I was going to post this but you've phrased it better than I ever could.
I cannot stress enough how good subtle shadows are as allowing the viewer to differentiate different objects on the same pane.
Plus Facebook is easily one of the worst examples of design done well (flat aesthetics or otherwise). It's crowded with no clear grouping and even has some content duplicated. Plus there's a confusing mismatch of hover-over, click through, pop up and drop down interfaces that leave me lost whenever I'm trying to perform something new. It's the kind of site that relies on it's users committing common actions to muscle memory.




Member since:
2010-01-21
To be honest, I think I'm firmly in the middle.

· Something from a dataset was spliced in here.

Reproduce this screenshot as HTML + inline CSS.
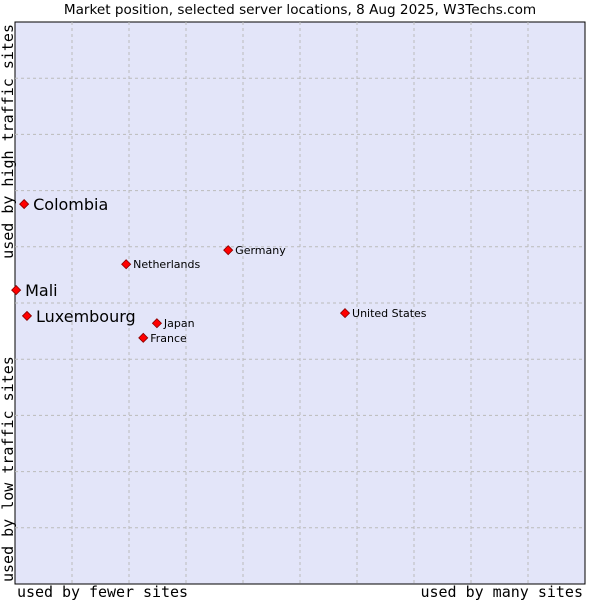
<!DOCTYPE html>
<html><head><meta charset="utf-8"><style>
body{margin:0;background:#fff;}
svg text{font-family:"DejaVu Sans","Liberation Sans",sans-serif;}
.m{font-family:'DejaVu Sans Mono','Liberation Mono',monospace;}
</style></head><body>
<svg width="600" height="600" xmlns="http://www.w3.org/2000/svg">
<text x="300" y="14" text-anchor="middle" font-size="13.6" fill="#000">Market position, selected server locations, 8 Aug 2025, W3Techs.com</text>
<rect x="15" y="22" width="570" height="562" fill="#e3e5f9" stroke="#000" stroke-width="1"/>
<g id="grid"></g>
<g id="marks"></g>
<text x="17" y="597" font-size="15" class="m" textLength="171">used by fewer sites</text>
<text x="583" y="597" text-anchor="end" font-size="15" class="m">used by many sites</text>
<text transform="translate(13,582) rotate(-90)" font-size="15" class="m">used by low traffic sites</text>
<text transform="translate(13,24) rotate(-90)" text-anchor="end" font-size="15" class="m">used by high traffic sites</text>
</svg>
<script>
const names=["Colombia","Mali","Luxembourg","Netherlands","Germany","United States","Japan","France"];
const xs=[1.6,0.2,2.1,19.5,37.4,57.9,24.9,22.5];
const ys=[67.6,52.3,47.7,56.9,59.4,48.2,46.4,43.8];
const big=[true,true,true,false,false,false,false,false];
const NS="http://www.w3.org/2000/svg";
const X=v=>15+v*5.7, Y=v=>584-v*5.62;
const grid=document.getElementById('grid'), marks=document.getElementById('marks');
for(let i=1;i<10;i++){
  const v=document.createElementNS(NS,'line');
  v.setAttribute('x1',X(i*10));v.setAttribute('x2',X(i*10));v.setAttribute('y1',22);v.setAttribute('y2',584);
  v.setAttribute('stroke','#bbb');v.setAttribute('stroke-dasharray','3,3');
  
  
  grid.appendChild(v);
  const h=document.createElementNS(NS,'line');
  h.setAttribute('y1',Y(i*10));h.setAttribute('y2',Y(i*10));h.setAttribute('x1',15);h.setAttribute('x2',585);
  h.setAttribute('stroke','#bbb');h.setAttribute('stroke-dasharray','3,3');
  
  
  grid.appendChild(h);
}
names.forEach((n,i)=>{
  const x=X(xs[i]),y=Y(ys[i]);
  const p=document.createElementNS(NS,'polygon');
  p.setAttribute('points',`${x},${y-4.5} ${x+4.5},${y} ${x},${y+4.5} ${x-4.5},${y}`);
  p.setAttribute('fill','#f00');p.setAttribute('stroke','#800');p.setAttribute('stroke-width','0.8');
  
  
  marks.appendChild(p);
  const t=document.createElementNS(NS,'text');
  t.setAttribute('x',x+(big[i]?9:7));t.setAttribute('y',y+(big[i]?6:4));
  t.setAttribute('font-size',big[i]?16:11);
  t.textContent=n;
  
  
  marks.appendChild(t);
});
</script>
</body></html>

I don't like skeuomorphism, but I also find flat design to be unpalatable.
I suppose what I'm looking for is more along the lines of my GTK+ and Qt themes. Subtle use of subdued gradients, shadows, and curves to provide an interface that's consistent and non-distracting but, at the same time, doesn't remind me of how much work I've put into making Motif applications like DDD and Tk applications like git-gui less off-putting.